Normaの歌自体についてはあまり書いてこなかった。それをどう書いていいのかわからないし、正確に表現できる自信も無いのだが、その音色は録音で耳慣れたもの(ただ、人間は必ず歳をとるので昔のままでというわけではない。)であり、比類のない美しさであること、言葉をとても大切にしていて、歌詞と歌のフレージングが一体であること、アドリブにおける曲の和声進行の理解が完璧であること(これを満たす歌手は本当に少ない。)、そういう「部分」について記述することはできる。しかし、それに何の意味があるのだろう。私が30数年前から憧れてきたこの歌声と、演奏者、観客という関係で同じ場所に共存できている、この感覚は前述の「部分」の総合体を超えて確かに私の中に存在していた。彼女を、新しい音楽の創造者として、声という手段を用いる人類が望み得る最高の表現者の一人として、存在していること自体が素晴らしいことであり、その幸福を実感した。

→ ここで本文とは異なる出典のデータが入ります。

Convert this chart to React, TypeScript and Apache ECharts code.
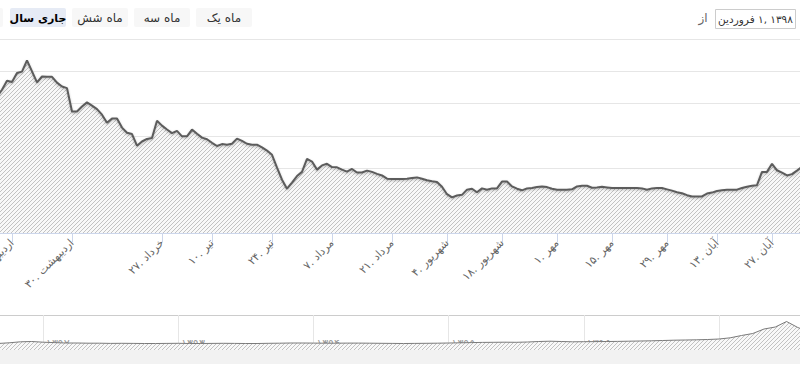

1日目終演後、Normaと言葉を交わし、NormaとJohn Coltraneそして私が同じ誕生日であることを話したら、「あら、Michael Garrickのお母さんも同じよ。」と教えてもらった。他愛もない会話であるが、音楽人である以上に一人の成熟した人間であり、生命の大事な秘密に対する洞察についてもひとかたならぬものをお持ちだと感じることができた。ただ、言うことはできなかったが、共演者との音楽に限らず、せっかくの初来日なのでJohn Taylorとの録音がある<Ladies In Mercedes>、<Who Are You?>、<Cafe>、あるいはFred Herschとの<Stars>など、Norma Winstone名唱集のようなプログラムを考慮してもらっても良かったかな、とは思った。贅沢なことではあるが。
歳を重ねて歌に更なる深みを得て、その素晴らしい音楽をいつまでも続けてもらいたい。また機会があれば日本にも来てもらいたい。今回のメンバーも良いが、Norma Winstone all starsのような過去の盟友と一緒に。
今回のような素晴らしい企画を立てられ実施なさった招聘元の方々、また、このような文章を執筆する機会を与えてくださった諸氏に感謝の意を表します。

神子直之(Naoyuki Kamiko)
1963年(昭和38年)東京生まれ。東京大学大学院工学系研究科博士課程修了。高校生時代に出会ったECMミュージックがやりたくて東大ジャズ研に入る。今もピアニストとして年に十数回のライブを東京および京都で行っている。「Azimuth」の大ファンで、ネットでKenny Wheeler (incomplete) discographyを執筆・公開した。好きな作曲家はマーラー、オネゲル、デュティユーなどなど。